_Required work_: Show every line where "with" occurs.

_Entries shown_:
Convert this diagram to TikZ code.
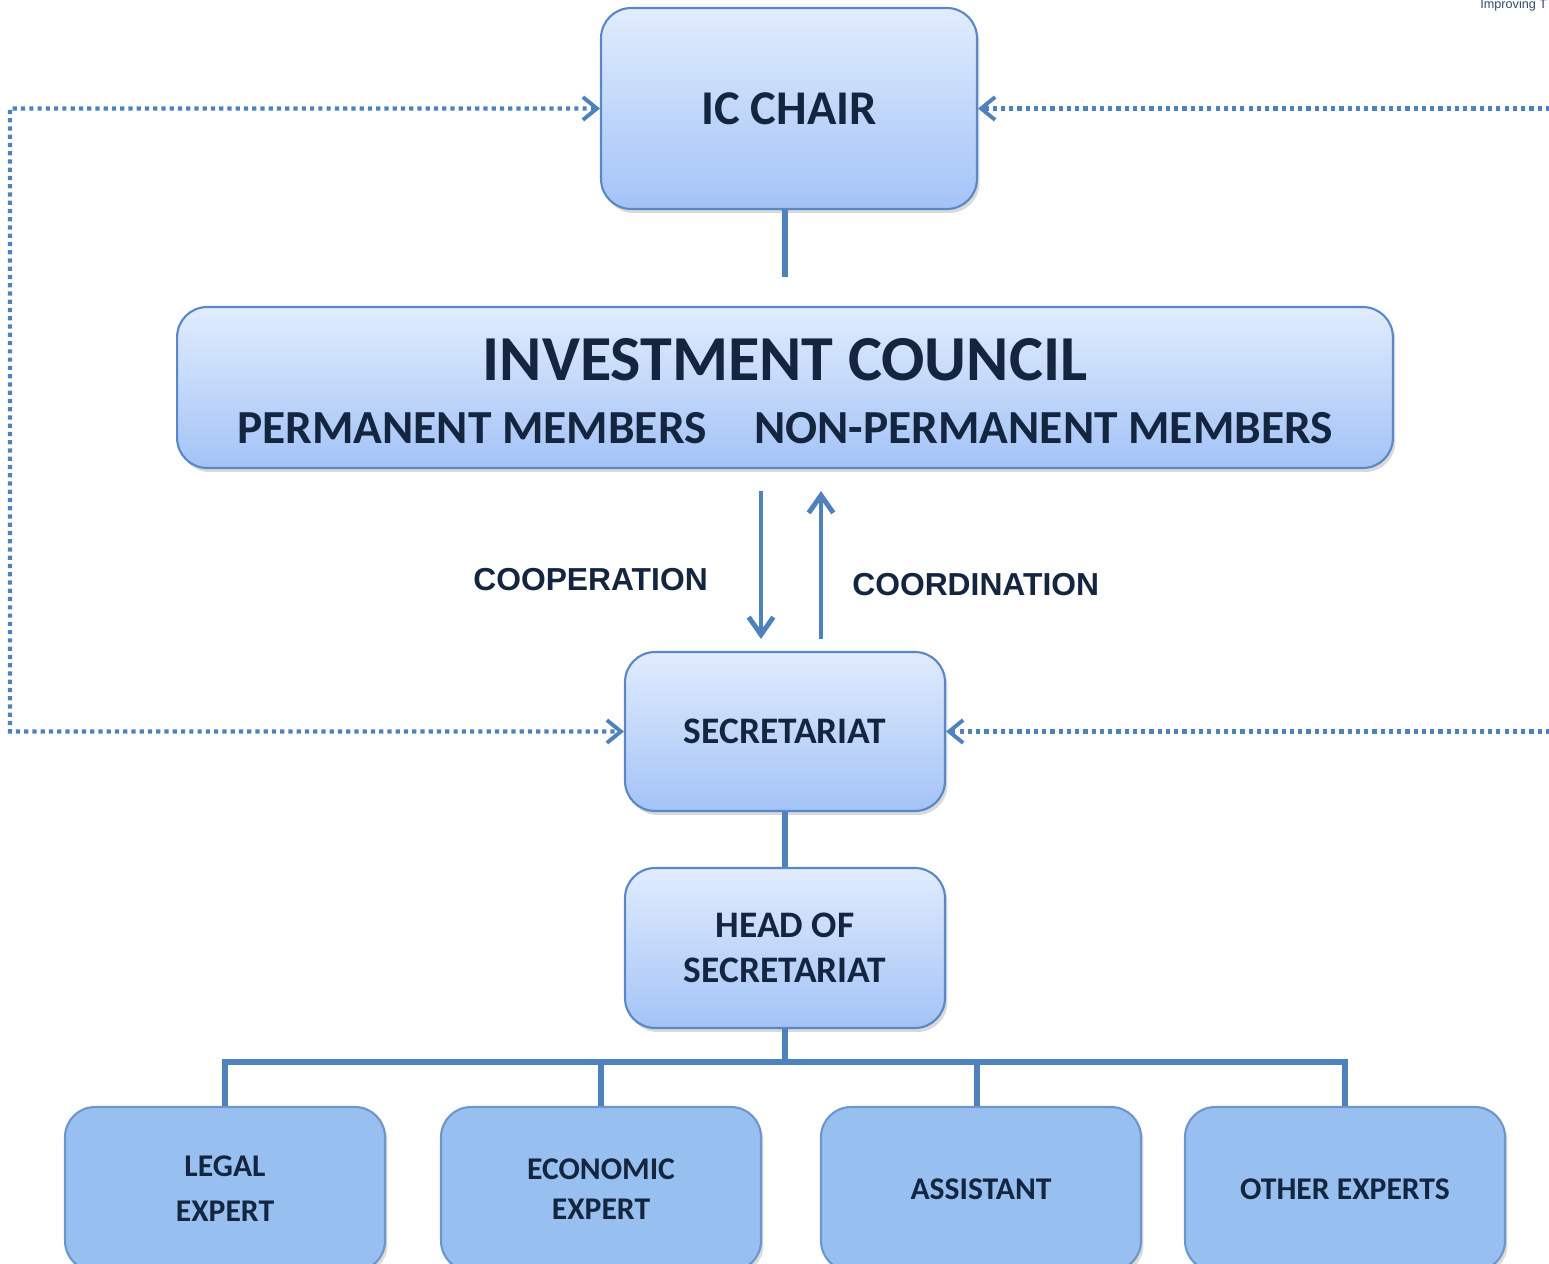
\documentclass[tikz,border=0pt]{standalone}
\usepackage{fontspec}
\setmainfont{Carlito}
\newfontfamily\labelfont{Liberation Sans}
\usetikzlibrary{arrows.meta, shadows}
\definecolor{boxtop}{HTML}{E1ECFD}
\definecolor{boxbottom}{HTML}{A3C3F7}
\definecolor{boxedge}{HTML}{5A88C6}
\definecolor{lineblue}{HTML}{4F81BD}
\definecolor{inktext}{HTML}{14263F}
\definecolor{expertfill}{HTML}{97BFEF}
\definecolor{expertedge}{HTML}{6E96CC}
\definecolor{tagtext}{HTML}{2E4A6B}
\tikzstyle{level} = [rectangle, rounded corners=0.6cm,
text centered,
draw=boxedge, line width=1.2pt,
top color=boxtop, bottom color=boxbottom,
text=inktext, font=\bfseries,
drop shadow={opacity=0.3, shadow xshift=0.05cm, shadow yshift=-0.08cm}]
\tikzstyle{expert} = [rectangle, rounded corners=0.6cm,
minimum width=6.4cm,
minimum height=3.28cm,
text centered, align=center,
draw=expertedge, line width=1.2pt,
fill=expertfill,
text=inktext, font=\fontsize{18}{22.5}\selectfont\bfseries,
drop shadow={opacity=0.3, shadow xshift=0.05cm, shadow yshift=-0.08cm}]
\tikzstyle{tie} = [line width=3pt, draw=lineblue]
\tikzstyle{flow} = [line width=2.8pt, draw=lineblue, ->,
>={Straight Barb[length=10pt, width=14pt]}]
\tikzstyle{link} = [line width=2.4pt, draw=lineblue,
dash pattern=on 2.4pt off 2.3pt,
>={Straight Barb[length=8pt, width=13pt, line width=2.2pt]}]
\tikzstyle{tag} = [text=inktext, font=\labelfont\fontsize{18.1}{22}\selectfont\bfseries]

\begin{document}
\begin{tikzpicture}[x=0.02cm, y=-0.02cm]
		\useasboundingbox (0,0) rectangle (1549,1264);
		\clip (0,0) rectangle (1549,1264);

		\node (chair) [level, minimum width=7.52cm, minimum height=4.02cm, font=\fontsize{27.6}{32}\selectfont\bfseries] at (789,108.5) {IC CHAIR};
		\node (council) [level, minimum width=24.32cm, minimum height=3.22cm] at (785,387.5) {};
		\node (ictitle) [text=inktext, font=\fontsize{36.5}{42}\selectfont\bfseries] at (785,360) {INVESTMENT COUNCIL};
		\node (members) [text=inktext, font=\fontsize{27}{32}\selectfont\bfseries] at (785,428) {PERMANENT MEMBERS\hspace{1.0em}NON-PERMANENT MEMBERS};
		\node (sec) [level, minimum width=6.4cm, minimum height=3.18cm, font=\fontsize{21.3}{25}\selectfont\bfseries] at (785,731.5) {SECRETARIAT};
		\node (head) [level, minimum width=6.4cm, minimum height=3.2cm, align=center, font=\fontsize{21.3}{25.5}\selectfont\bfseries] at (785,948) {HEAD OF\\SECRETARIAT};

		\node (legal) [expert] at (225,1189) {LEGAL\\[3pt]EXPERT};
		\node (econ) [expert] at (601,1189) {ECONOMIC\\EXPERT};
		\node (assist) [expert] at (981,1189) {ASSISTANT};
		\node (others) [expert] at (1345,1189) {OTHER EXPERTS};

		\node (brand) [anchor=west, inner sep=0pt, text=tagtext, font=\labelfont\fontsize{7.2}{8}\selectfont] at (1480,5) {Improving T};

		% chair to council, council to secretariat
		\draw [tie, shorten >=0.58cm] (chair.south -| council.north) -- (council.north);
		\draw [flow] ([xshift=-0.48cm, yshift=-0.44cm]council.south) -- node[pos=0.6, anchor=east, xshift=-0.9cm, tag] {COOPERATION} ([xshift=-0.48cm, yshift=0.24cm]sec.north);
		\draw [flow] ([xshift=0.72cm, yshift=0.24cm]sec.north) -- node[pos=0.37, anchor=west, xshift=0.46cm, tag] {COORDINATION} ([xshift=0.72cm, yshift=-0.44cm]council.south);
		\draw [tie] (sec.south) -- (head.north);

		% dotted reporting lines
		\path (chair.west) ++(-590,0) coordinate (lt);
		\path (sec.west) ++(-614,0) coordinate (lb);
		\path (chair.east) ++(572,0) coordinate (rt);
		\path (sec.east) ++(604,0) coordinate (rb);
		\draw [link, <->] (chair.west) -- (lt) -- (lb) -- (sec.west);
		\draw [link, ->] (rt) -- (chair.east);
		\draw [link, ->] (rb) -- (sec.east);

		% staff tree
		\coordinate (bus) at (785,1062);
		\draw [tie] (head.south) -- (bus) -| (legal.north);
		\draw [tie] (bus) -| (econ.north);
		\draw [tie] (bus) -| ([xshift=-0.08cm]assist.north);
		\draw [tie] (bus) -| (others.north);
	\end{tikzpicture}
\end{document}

--

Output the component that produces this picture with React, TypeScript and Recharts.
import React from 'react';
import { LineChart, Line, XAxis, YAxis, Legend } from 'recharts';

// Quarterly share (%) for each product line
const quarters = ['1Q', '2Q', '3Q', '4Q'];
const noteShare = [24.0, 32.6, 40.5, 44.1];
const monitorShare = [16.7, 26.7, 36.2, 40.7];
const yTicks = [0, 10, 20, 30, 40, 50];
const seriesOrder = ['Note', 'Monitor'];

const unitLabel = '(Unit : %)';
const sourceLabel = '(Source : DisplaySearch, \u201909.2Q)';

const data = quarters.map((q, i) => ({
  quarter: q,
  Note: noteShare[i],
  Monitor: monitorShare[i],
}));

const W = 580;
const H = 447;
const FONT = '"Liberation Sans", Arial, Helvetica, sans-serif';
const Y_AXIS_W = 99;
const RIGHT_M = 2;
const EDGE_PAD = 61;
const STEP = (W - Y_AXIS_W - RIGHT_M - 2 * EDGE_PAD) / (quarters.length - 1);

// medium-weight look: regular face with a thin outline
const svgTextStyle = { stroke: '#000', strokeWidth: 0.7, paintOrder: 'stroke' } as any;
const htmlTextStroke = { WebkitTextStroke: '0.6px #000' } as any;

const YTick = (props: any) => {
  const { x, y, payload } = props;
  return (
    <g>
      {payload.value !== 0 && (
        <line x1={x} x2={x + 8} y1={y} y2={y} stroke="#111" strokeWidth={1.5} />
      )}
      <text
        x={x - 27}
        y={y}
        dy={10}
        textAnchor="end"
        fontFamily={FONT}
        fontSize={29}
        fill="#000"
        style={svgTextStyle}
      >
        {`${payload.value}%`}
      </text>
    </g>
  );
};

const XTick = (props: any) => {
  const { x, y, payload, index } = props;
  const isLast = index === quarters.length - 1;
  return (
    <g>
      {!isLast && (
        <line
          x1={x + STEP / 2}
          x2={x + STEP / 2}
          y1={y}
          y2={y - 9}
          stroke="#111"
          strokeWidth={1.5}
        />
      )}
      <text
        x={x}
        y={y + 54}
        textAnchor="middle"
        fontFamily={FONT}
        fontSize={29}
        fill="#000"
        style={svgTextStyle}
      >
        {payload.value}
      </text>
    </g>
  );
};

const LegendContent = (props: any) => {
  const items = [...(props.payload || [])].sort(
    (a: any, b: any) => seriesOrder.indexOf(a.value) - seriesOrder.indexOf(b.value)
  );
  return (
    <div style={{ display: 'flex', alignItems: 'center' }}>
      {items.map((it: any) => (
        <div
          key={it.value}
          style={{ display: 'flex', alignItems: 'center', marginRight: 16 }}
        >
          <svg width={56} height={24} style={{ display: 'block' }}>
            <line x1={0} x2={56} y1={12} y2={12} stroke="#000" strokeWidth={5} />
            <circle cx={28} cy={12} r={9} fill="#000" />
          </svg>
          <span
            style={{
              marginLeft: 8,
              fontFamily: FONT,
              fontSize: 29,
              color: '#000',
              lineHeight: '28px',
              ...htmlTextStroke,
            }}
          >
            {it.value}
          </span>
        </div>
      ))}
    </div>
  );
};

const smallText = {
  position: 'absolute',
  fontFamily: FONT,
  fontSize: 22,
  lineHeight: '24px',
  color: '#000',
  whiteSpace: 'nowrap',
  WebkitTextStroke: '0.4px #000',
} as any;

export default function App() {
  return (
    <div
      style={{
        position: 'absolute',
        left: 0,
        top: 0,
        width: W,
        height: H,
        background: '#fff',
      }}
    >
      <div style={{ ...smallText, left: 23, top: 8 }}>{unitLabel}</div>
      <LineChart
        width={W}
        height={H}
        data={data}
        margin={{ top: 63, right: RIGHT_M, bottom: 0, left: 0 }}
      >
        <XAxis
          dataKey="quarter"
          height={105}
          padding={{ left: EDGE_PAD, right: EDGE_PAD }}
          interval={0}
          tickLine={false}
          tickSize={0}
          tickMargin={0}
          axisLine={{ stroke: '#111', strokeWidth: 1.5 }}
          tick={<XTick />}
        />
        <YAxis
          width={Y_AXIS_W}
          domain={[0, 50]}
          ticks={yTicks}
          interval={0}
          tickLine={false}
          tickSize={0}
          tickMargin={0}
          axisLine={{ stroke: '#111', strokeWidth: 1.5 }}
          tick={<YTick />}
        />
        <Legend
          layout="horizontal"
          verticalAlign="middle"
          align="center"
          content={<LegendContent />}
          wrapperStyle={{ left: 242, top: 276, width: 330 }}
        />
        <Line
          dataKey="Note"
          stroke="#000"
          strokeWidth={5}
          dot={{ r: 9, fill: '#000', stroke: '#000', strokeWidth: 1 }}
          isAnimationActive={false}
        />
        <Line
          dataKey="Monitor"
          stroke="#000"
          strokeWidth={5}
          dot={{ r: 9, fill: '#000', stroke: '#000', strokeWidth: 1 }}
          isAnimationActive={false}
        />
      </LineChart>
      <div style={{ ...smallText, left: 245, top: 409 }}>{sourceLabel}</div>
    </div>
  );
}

_Solution below_:
Output the component that produces this picture with React, TypeScript and Recharts.
// medium-weight look: regular face with a thin outline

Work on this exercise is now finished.